__Work to be completed__
In the following material, identify every line holding the string "Reproduce" and return it.

___ Data listing

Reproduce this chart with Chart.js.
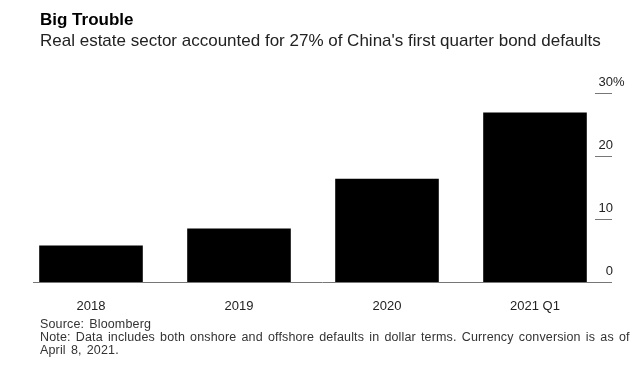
<!DOCTYPE html>
<html>
<head>
<meta charset="utf-8">
<script src="https://cdn.jsdelivr.net/npm/chart.js@4"></script>
<style>
  body { margin: 0; width: 640px; height: 368px; position: relative; background: #fff; font-family: "Liberation Sans", Arial, sans-serif; overflow: hidden; }
  #chart-wrap { position: absolute; left: 0; top: 0; width: 640px; height: 368px; }
  .title { position: absolute; left: 40px; top: 10px; font-size: 17px; font-weight: bold; color: #000; }
  .subtitle { position: absolute; left: 40px; top: 31px; font-size: 17px; color: #222; }
  .footer { position: absolute; left: 40px; top: 318px; font-size: 12.5px; line-height: 13px; letter-spacing: 0.15px; word-spacing: 1.5px; color: #333; width: 600px; }
</style>
</head>
<body>
<div id="chart-wrap"><canvas id="chart"></canvas></div>
<div class="title">Big Trouble</div>
<div class="subtitle">Real estate sector accounted for 27% of China's first quarter bond defaults</div>
<div class="footer">Source: Bloomberg<br>Note: Data includes both onshore and offshore defaults in dollar terms. Currency conversion is as of<br>April 8, 2021.</div>
<script>
// chart values
const categories = ["2018", "2019", "2020", "2021 Q1"];
const shareOfDefaults = [5.8, 8.5, 16.4, 26.9];
const yTicks = [0, 10, 20, 30];

// short tick marks on the right, baseline at 0, and "%" after the top label
const bloombergAxis = {
  id: "bloombergAxis",
  afterDraw(chart) {
    const ctx = chart.ctx;
    const y = chart.scales.y;
    const area = chart.chartArea;
    const right = area.right + 3;
    ctx.save();
    ctx.lineWidth = 1;
    yTicks.forEach((v) => {
      const py = Math.round(y.getPixelForValue(v)) + 0.5;
      ctx.strokeStyle = "#777";
      ctx.beginPath();
      if (v === 0) {
        ctx.moveTo(33, py);
      } else {
        ctx.moveTo(right - 17, py);
      }
      ctx.lineTo(right, py);
      ctx.stroke();
    });
    // percent sign after the top label
    ctx.font = "13px 'Liberation Sans', Arial, sans-serif";
    ctx.fillStyle = "#222";
    ctx.textBaseline = "middle";
    ctx.textAlign = "left";
    ctx.fillText("%", right + 1, y.getPixelForValue(yTicks[yTicks.length - 1]) - 11);
    ctx.restore();
  },
};

const data = {
  labels: categories,
  datasets: [
    {
      label: "Real estate share of bond defaults",
      data: shareOfDefaults,
      backgroundColor: "#000",
      borderWidth: 0,
      barPercentage: 0.7,
      categoryPercentage: 1,
    },
  ],
};

const config = {
  type: "bar",
  data: data,
  options: {
    responsive: true,
    maintainAspectRatio: false,
    animation: false,
    layout: { padding: { left: 17, top: 93, right: 0, bottom: 46 } },
    plugins: { legend: { display: false }, tooltip: { enabled: false } },
    scales: {
      x: {
        offset: true,
        grid: { display: false },
        border: { display: false },
        ticks: {
          color: "#222",
          padding: 9,
          font: { family: "'Liberation Sans', Arial, sans-serif", size: 13 },
        },
        afterFit(scale) {
          scale.height = 40;
        },
      },
      y: {
        position: "right",
        min: 0,
        max: 30,
        afterBuildTicks(scale) {
          scale.ticks = yTicks.map((v) => ({ value: v }));
        },
        grid: { display: false, drawTicks: false },
        border: { display: false },
        ticks: {
          color: "#222",
          mirror: true,
          crossAlign: "near",
          padding: 4,
          labelOffset: -11,
          font: { family: "'Liberation Sans', Arial, sans-serif", size: 13 },
        },
        afterFit(scale) {
          scale.width = 31;
        },
      },
    },
  },
  plugins: [bloombergAxis],
};

const myChart = new Chart(document.getElementById("chart"), config);
</script>
</body>
</html>
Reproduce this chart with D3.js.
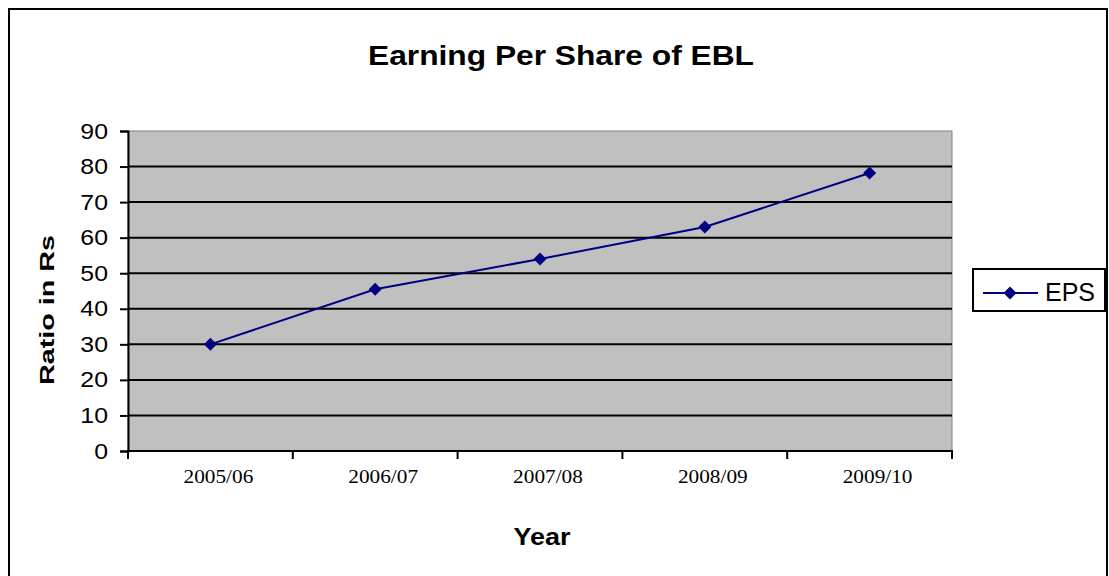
<!DOCTYPE html>
<html lang="en">
<head>
    <meta charset="UTF-8">
    <title>Earning Per Share of EBL</title>
    <script src="https://d3js.org/d3.v7.min.js"></script>
    <style>
        body { margin: 0; background: #fff; }
        svg { display: block; }
        .grid line { stroke: #000; stroke-width: 2px; }
        .line { fill: none; stroke: #000080; stroke-width: 2px; }
    </style>
</head>
<body>
    <svg width="1109" height="576"></svg>

    <script>
        // chart data
        const years = ["2005/06", "2006/07", "2007/08", "2008/09", "2009/10"];
        const eps = [30, 45.5, 54, 63, 78.2];
        const yTickValues = [0, 10, 20, 30, 40, 50, 60, 70, 80, 90];
        const seriesName = "EPS";

        const sans = "'Liberation Sans', Arial, sans-serif";
        const serif = "'Liberation Serif', 'Times New Roman', serif";

        const plot = { left: 128, top: 131, right: 952, bottom: 451 };

        // the original picture is a bit wider than it is tall, so text gets stretched
        function stretch(sel, k) {
            sel.each(function () {
                const w = this.getComputedTextLength();
                d3.select(this).attr("textLength", w * k).attr("lengthAdjust", "spacingAndGlyphs");
            });
        }

        const svg = d3.select("svg");

        // outer chart border
        svg.append("rect")
            .attr("x", 9).attr("y", 9)
            .attr("width", 1098).attr("height", 580)
            .attr("fill", "#fff")
            .attr("stroke", "#000").attr("stroke-width", 2);

        const x = d3.scaleBand().domain(years).range([plot.left, plot.right]);
        const y = d3.scaleLinear().domain([0, 90]).range([plot.bottom, plot.top]);

        // plot area
        svg.append("rect")
            .attr("x", plot.left).attr("y", plot.top)
            .attr("width", plot.right - plot.left)
            .attr("height", plot.bottom - plot.top)
            .attr("fill", "#c0c0c0")
            .attr("stroke", "#808080").attr("stroke-width", 1);

        // gridlines
        svg.append("g").attr("class", "grid")
            .selectAll("line")
            .data(yTickValues.filter(d => d > 0 && d < 90))
            .join("line")
            .attr("x1", plot.left).attr("x2", plot.right)
            .attr("y1", d => y(d)).attr("y2", d => y(d));

        // y axis
        const yAxis = svg.append("g")
            .attr("transform", `translate(${plot.left},0)`)
            .call(d3.axisLeft(y).tickValues(yTickValues).tickSize(8).tickPadding(12));
        yAxis.select(".domain").attr("stroke", "#000").attr("stroke-width", 2);
        yAxis.selectAll(".tick line").attr("stroke", "#000").attr("stroke-width", 2);
        yAxis.selectAll(".tick text")
            .attr("font-family", sans).attr("font-size", 22).attr("fill", "#000")
            .call(stretch, 1.13);

        // x axis line and category boundary ticks
        const xAxis = svg.append("g");
        xAxis.append("line")
            .attr("x1", plot.left - 1).attr("x2", plot.right + 1)
            .attr("y1", plot.bottom).attr("y2", plot.bottom)
            .attr("stroke", "#000").attr("stroke-width", 2);
        const bounds = years.map(d => x(d)).concat([x.range()[1]]);
        xAxis.selectAll(".xtick")
            .data(bounds)
            .join("line")
            .attr("class", "xtick")
            .attr("x1", d => d).attr("x2", d => d)
            .attr("y1", plot.bottom).attr("y2", plot.bottom + 8)
            .attr("stroke", "#000").attr("stroke-width", 2);
        xAxis.selectAll(".xlabel")
            .data(years)
            .join("text")
            .attr("class", "xlabel")
            .attr("x", d => x(d) + x.bandwidth() / 2 + 8)
            .attr("y", plot.bottom + 32)
            .attr("text-anchor", "middle")
            .attr("font-family", serif).attr("font-size", 19)
            .text(d => d)
            .call(stretch, 1.12);

        // line + markers
        const pts = years.map((d, i) => ({ year: d, value: eps[i] }));
        const line = d3.line()
            .x(d => x(d.year) + x.bandwidth() / 2)
            .y(d => y(d.value));
        svg.append("path")
            .datum(pts)
            .attr("class", "line")
            .attr("d", line);

        const marker = d3.symbol().type(d3.symbolSquare).size(85);
        svg.append("g").selectAll("path")
            .data(pts)
            .join("path")
            .attr("transform", d => `translate(${x(d.year) + x.bandwidth() / 2},${y(d.value)}) rotate(45)`)
            .attr("d", marker)
            .attr("fill", "#000080");

        // titles
        svg.append("text")
            .attr("x", 561).attr("y", 65)
            .attr("text-anchor", "middle")
            .attr("font-family", sans).attr("font-size", 28).attr("font-weight", "bold")
            .text("Earning Per Share of EBL")
            .attr("textLength", 386).attr("lengthAdjust", "spacingAndGlyphs");

        svg.append("text")
            .attr("x", 542).attr("y", 545)
            .attr("text-anchor", "middle")
            .attr("font-family", sans).attr("font-size", 24).attr("font-weight", "bold")
            .text("Year")
            .attr("textLength", 57).attr("lengthAdjust", "spacingAndGlyphs");

        svg.append("text")
            .attr("transform", "translate(54,310) rotate(-90)")
            .attr("text-anchor", "middle")
            .attr("font-family", sans).attr("font-size", 21).attr("font-weight", "bold")
            .text("Ratio in Rs")
            .attr("textLength", 150).attr("lengthAdjust", "spacingAndGlyphs");

        // legend
        const lg = svg.append("g").attr("transform", "translate(973,269)");
        lg.append("rect")
            .attr("width", 132).attr("height", 42)
            .attr("fill", "#fff").attr("stroke", "#000").attr("stroke-width", 2);
        lg.append("line")
            .attr("x1", 10).attr("x2", 65).attr("y1", 24).attr("y2", 24)
            .attr("stroke", "#000080").attr("stroke-width", 2);
        lg.append("path")
            .attr("transform", "translate(37,24) rotate(45)")
            .attr("d", marker)
            .attr("fill", "#000080");
        lg.append("text")
            .attr("x", 72).attr("y", 32)
            .attr("font-family", sans).attr("font-size", 25)
            .text(seriesName);
    </script>
</body>
</html>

______

__Response to this task__
Reproduce this chart with Chart.js.
Reproduce this chart with D3.js.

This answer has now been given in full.